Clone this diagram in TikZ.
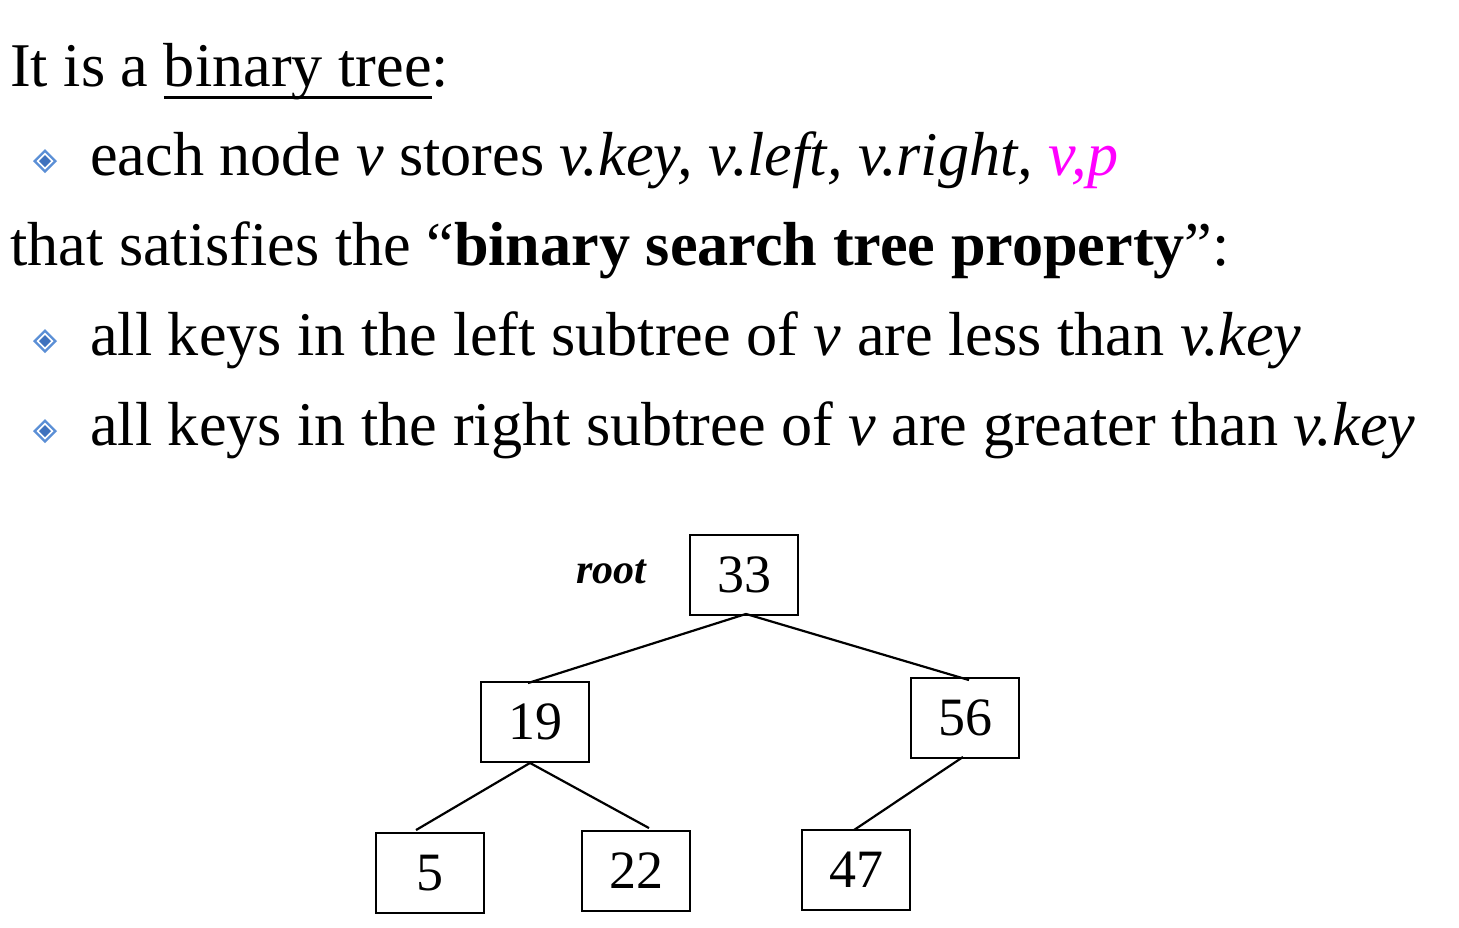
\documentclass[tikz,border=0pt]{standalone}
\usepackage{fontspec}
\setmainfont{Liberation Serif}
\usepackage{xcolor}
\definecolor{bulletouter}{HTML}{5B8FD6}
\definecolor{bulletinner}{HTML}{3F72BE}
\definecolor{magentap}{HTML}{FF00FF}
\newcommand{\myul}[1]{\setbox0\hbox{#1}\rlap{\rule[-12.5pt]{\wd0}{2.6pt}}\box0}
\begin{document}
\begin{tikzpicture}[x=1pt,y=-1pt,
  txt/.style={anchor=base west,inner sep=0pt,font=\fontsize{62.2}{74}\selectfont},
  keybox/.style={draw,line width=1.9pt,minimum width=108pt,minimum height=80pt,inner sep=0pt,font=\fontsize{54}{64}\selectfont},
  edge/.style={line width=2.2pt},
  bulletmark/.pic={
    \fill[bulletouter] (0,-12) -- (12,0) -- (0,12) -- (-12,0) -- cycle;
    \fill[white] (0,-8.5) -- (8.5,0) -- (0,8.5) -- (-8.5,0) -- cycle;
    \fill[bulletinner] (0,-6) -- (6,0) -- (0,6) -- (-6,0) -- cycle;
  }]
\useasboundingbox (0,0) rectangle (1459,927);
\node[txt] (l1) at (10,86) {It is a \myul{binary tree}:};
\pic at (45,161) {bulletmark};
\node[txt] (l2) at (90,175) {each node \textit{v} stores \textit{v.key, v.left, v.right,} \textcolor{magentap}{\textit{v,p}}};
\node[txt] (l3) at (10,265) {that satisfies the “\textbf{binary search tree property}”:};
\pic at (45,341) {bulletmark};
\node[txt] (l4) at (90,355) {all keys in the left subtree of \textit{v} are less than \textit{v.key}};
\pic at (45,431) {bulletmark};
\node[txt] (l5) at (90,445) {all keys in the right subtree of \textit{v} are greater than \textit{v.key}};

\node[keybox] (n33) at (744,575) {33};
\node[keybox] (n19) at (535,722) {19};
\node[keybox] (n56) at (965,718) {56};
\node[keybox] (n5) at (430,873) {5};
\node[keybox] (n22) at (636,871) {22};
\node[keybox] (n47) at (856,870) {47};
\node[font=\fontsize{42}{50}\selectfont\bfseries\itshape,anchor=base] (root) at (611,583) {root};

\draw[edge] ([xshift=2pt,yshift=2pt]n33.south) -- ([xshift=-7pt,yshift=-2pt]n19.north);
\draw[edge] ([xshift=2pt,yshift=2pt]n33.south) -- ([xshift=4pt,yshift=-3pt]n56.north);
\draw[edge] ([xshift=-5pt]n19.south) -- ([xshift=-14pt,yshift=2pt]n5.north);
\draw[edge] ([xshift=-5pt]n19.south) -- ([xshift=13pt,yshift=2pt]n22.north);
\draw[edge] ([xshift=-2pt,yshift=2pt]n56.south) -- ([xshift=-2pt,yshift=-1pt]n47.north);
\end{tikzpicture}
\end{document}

- What is being asked
Copy out all of the data word for word. Do not carry over any picture.

- Full answer
Clone this diagram in TikZ.
\documentclass[tikz,border=0pt]{standalone}
\usepackage{fontspec}
\setmainfont{Liberation Serif}
\usepackage{xcolor}
\definecolor{bulletouter}{HTML}{5B8FD6}
\definecolor{bulletinner}{HTML}{3F72BE}
\definecolor{magentap}{HTML}{FF00FF}
\newcommand{\myul}[1]{\setbox0\hbox{#1}\rlap{\rule[-12.5pt]{\wd0}{2.6pt}}\box0}
\begin{document}
\begin{tikzpicture}[x=1pt,y=-1pt,
  txt/.style={anchor=base west,inner sep=0pt,font=\fontsize{62.2}{74}\selectfont},
  keybox/.style={draw,line width=1.9pt,minimum width=108pt,minimum height=80pt,inner sep=0pt,font=\fontsize{54}{64}\selectfont},
  edge/.style={line width=2.2pt},
  bulletmark/.pic={
    \fill[bulletouter] (0,-12) -- (12,0) -- (0,12) -- (-12,0) -- cycle;
    \fill[white] (0,-8.5) -- (8.5,0) -- (0,8.5) -- (-8.5,0) -- cycle;
    \fill[bulletinner] (0,-6) -- (6,0) -- (0,6) -- (-6,0) -- cycle;
  }]
\useasboundingbox (0,0) rectangle (1459,927);
\node[txt] (l1) at (10,86) {It is a \myul{binary tree}:};
\pic at (45,161) {bulletmark};
\node[txt] (l2) at (90,175) {each node \textit{v} stores \textit{v.key, v.left, v.right,} \textcolor{magentap}{\textit{v,p}}};
\node[txt] (l3) at (10,265) {that satisfies the “\textbf{binary search tree property}”:};
\pic at (45,341) {bulletmark};
\node[txt] (l4) at (90,355) {all keys in the left subtree of \textit{v} are less than \textit{v.key}};
\pic at (45,431) {bulletmark};
\node[txt] (l5) at (90,445) {all keys in the right subtree of \textit{v} are greater than \textit{v.key}};

\node[keybox] (n33) at (744,575) {33};
\node[keybox] (n19) at (535,722) {19};
\node[keybox] (n56) at (965,718) {56};
\node[keybox] (n5) at (430,873) {5};
\node[keybox] (n22) at (636,871) {22};
\node[keybox] (n47) at (856,870) {47};
\node[font=\fontsize{42}{50}\selectfont\bfseries\itshape,anchor=base] (root) at (611,583) {root};

\draw[edge] ([xshift=2pt,yshift=2pt]n33.south) -- ([xshift=-7pt,yshift=-2pt]n19.north);
\draw[edge] ([xshift=2pt,yshift=2pt]n33.south) -- ([xshift=4pt,yshift=-3pt]n56.north);
\draw[edge] ([xshift=-5pt]n19.south) -- ([xshift=-14pt,yshift=2pt]n5.north);
\draw[edge] ([xshift=-5pt]n19.south) -- ([xshift=13pt,yshift=2pt]n22.north);
\draw[edge] ([xshift=-2pt,yshift=2pt]n56.south) -- ([xshift=-2pt,yshift=-1pt]n47.north);
\end{tikzpicture}
\end{document}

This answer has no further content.